**Written instruction**
Print every entry word for word, but omit the pictures.
:: Data
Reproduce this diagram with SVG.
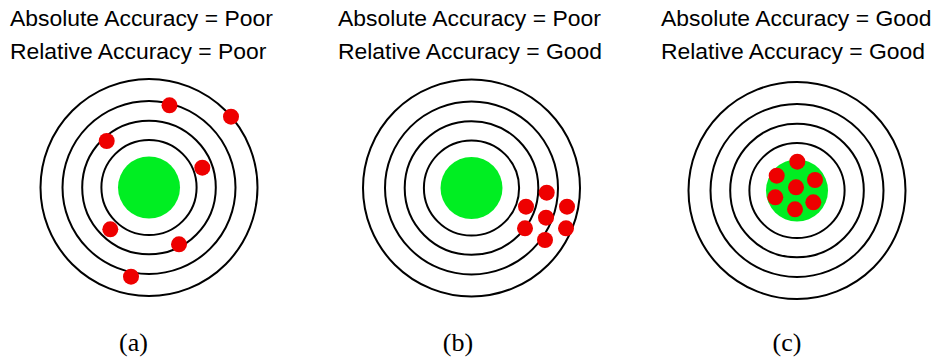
<svg xmlns="http://www.w3.org/2000/svg" width="934" height="361" viewBox="0 0 934 361">
<style>
.t{font-family:"Liberation Sans",Arial,sans-serif;font-size:22.9px;fill:#000}
.cap{font-family:"Liberation Serif","Times New Roman",serif;font-size:26px;fill:#000;text-anchor:middle}
.ring{fill:none;stroke:#000;stroke-width:2}
.bull{fill:#00ee22}
.hit{fill:#ee0000}
</style>
<defs>
<g id="target">
<circle class="ring" r="108.5"/>
<circle class="ring" r="86.5"/>
<circle class="ring" r="66.8"/>
<circle class="ring" r="47.6"/>
<circle class="bull" r="31"/>
</g>
</defs>
<g id="panel-a">
<text class="t" x="10" y="26">Absolute Accuracy = Poor</text>
<text class="t" x="10" y="59">Relative Accuracy = Poor</text>
<use href="#target" x="149" y="187.5"/>
<g class="hit">
<circle cx="169.5" cy="105.3" r="8"/>
<circle cx="231" cy="116.7" r="8"/>
<circle cx="106.7" cy="141" r="8"/>
<circle cx="202.3" cy="167.7" r="8"/>
<circle cx="110.3" cy="229.3" r="8"/>
<circle cx="179" cy="244.3" r="8"/>
<circle cx="131" cy="276.7" r="8"/>
</g>
<text class="cap" x="133.5" y="351">(a)</text>
</g>
<g id="panel-b">
<text class="t" x="338" y="26">Absolute Accuracy = Poor</text>
<text class="t" x="338" y="59">Relative Accuracy = Good</text>
<use href="#target" x="471.5" y="188"/>
<g class="hit">
<circle cx="546.7" cy="192.7" r="8"/>
<circle cx="526" cy="206.7" r="8"/>
<circle cx="567" cy="206.7" r="8"/>
<circle cx="546" cy="217.7" r="8"/>
<circle cx="525" cy="228.3" r="8"/>
<circle cx="566" cy="228.3" r="8"/>
<circle cx="545" cy="240" r="8"/>
</g>
<text class="cap" x="458" y="351">(b)</text>
</g>
<g id="panel-c">
<text class="t" x="661" y="26">Absolute Accuracy = Good</text>
<text class="t" x="661" y="59">Relative Accuracy = Good</text>
<use href="#target" x="797" y="190.5"/>
<g class="hit">
<circle cx="797.3" cy="161.7" r="8"/>
<circle cx="776.7" cy="175.7" r="8"/>
<circle cx="815" cy="180" r="8"/>
<circle cx="796" cy="187.3" r="8"/>
<circle cx="775.3" cy="197.3" r="8"/>
<circle cx="813.3" cy="202.3" r="8"/>
<circle cx="795" cy="209.3" r="8"/>
</g>
<text class="cap" x="787" y="351">(c)</text>
</g>
</svg>
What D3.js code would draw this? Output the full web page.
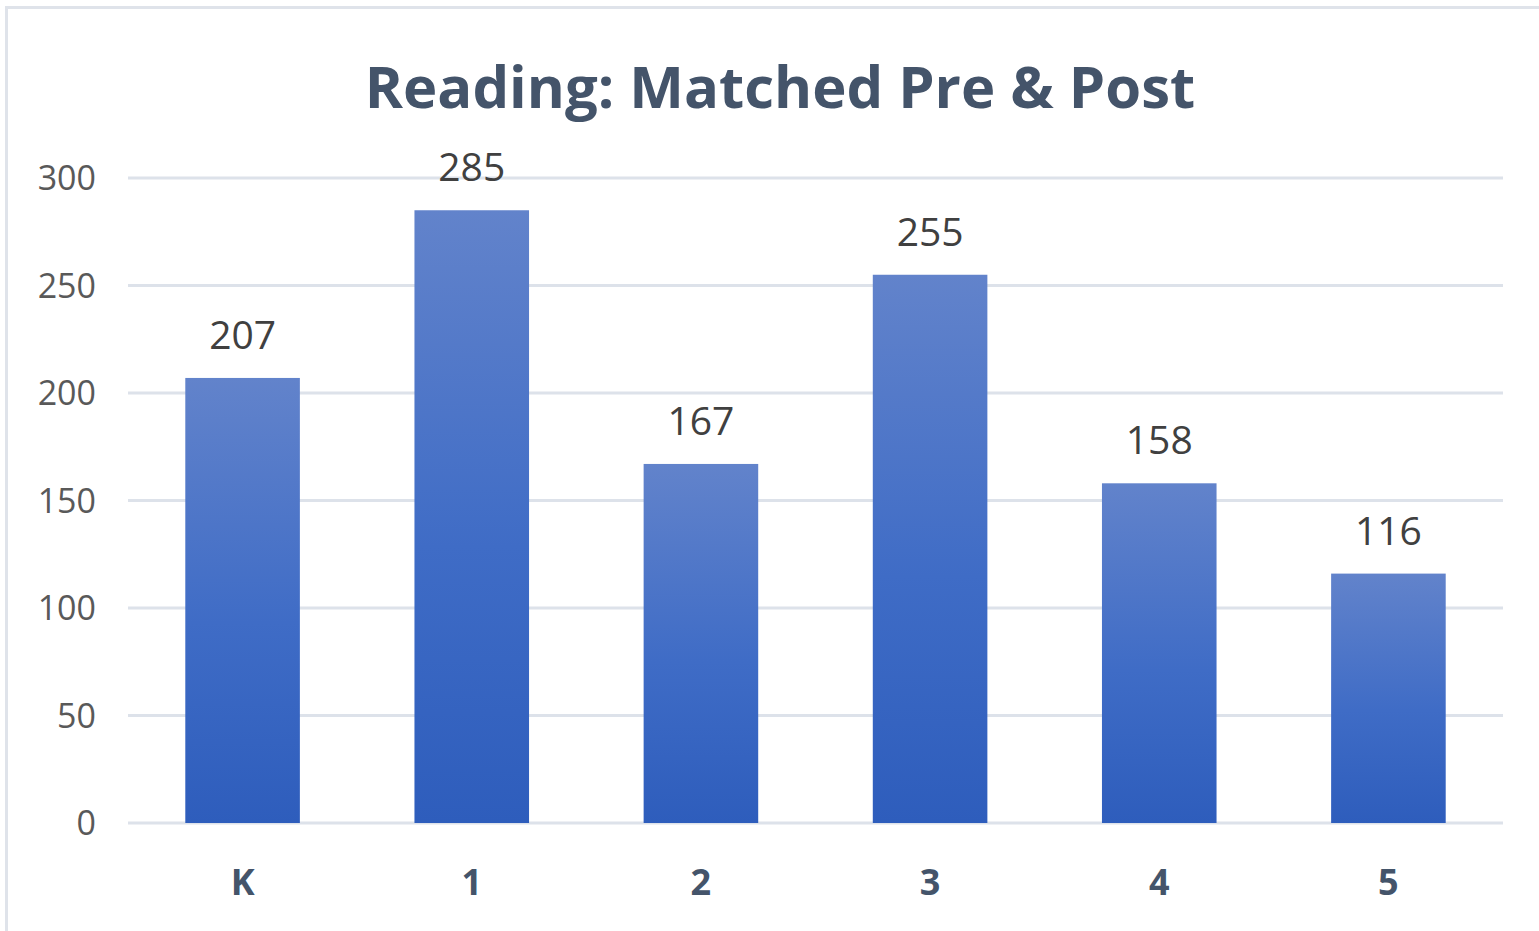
::::
**Exercise result**
Reproduce this diagram with SVG.
<svg xmlns="http://www.w3.org/2000/svg" width="934" height="361" viewBox="0 0 934 361">
<style>
.t{font-family:"Liberation Sans",Arial,sans-serif;font-size:22.9px;fill:#000}
.cap{font-family:"Liberation Serif","Times New Roman",serif;font-size:26px;fill:#000;text-anchor:middle}
.ring{fill:none;stroke:#000;stroke-width:2}
.bull{fill:#00ee22}
.hit{fill:#ee0000}
</style>
<defs>
<g id="target">
<circle class="ring" r="108.5"/>
<circle class="ring" r="86.5"/>
<circle class="ring" r="66.8"/>
<circle class="ring" r="47.6"/>
<circle class="bull" r="31"/>
</g>
</defs>
<g id="panel-a">
<text class="t" x="10" y="26">Absolute Accuracy = Poor</text>
<text class="t" x="10" y="59">Relative Accuracy = Poor</text>
<use href="#target" x="149" y="187.5"/>
<g class="hit">
<circle cx="169.5" cy="105.3" r="8"/>
<circle cx="231" cy="116.7" r="8"/>
<circle cx="106.7" cy="141" r="8"/>
<circle cx="202.3" cy="167.7" r="8"/>
<circle cx="110.3" cy="229.3" r="8"/>
<circle cx="179" cy="244.3" r="8"/>
<circle cx="131" cy="276.7" r="8"/>
</g>
<text class="cap" x="133.5" y="351">(a)</text>
</g>
<g id="panel-b">
<text class="t" x="338" y="26">Absolute Accuracy = Poor</text>
<text class="t" x="338" y="59">Relative Accuracy = Good</text>
<use href="#target" x="471.5" y="188"/>
<g class="hit">
<circle cx="546.7" cy="192.7" r="8"/>
<circle cx="526" cy="206.7" r="8"/>
<circle cx="567" cy="206.7" r="8"/>
<circle cx="546" cy="217.7" r="8"/>
<circle cx="525" cy="228.3" r="8"/>
<circle cx="566" cy="228.3" r="8"/>
<circle cx="545" cy="240" r="8"/>
</g>
<text class="cap" x="458" y="351">(b)</text>
</g>
<g id="panel-c">
<text class="t" x="661" y="26">Absolute Accuracy = Good</text>
<text class="t" x="661" y="59">Relative Accuracy = Good</text>
<use href="#target" x="797" y="190.5"/>
<g class="hit">
<circle cx="797.3" cy="161.7" r="8"/>
<circle cx="776.7" cy="175.7" r="8"/>
<circle cx="815" cy="180" r="8"/>
<circle cx="796" cy="187.3" r="8"/>
<circle cx="775.3" cy="197.3" r="8"/>
<circle cx="813.3" cy="202.3" r="8"/>
<circle cx="795" cy="209.3" r="8"/>
</g>
<text class="cap" x="787" y="351">(c)</text>
</g>
</svg>
What D3.js code would draw this? Output the full web page.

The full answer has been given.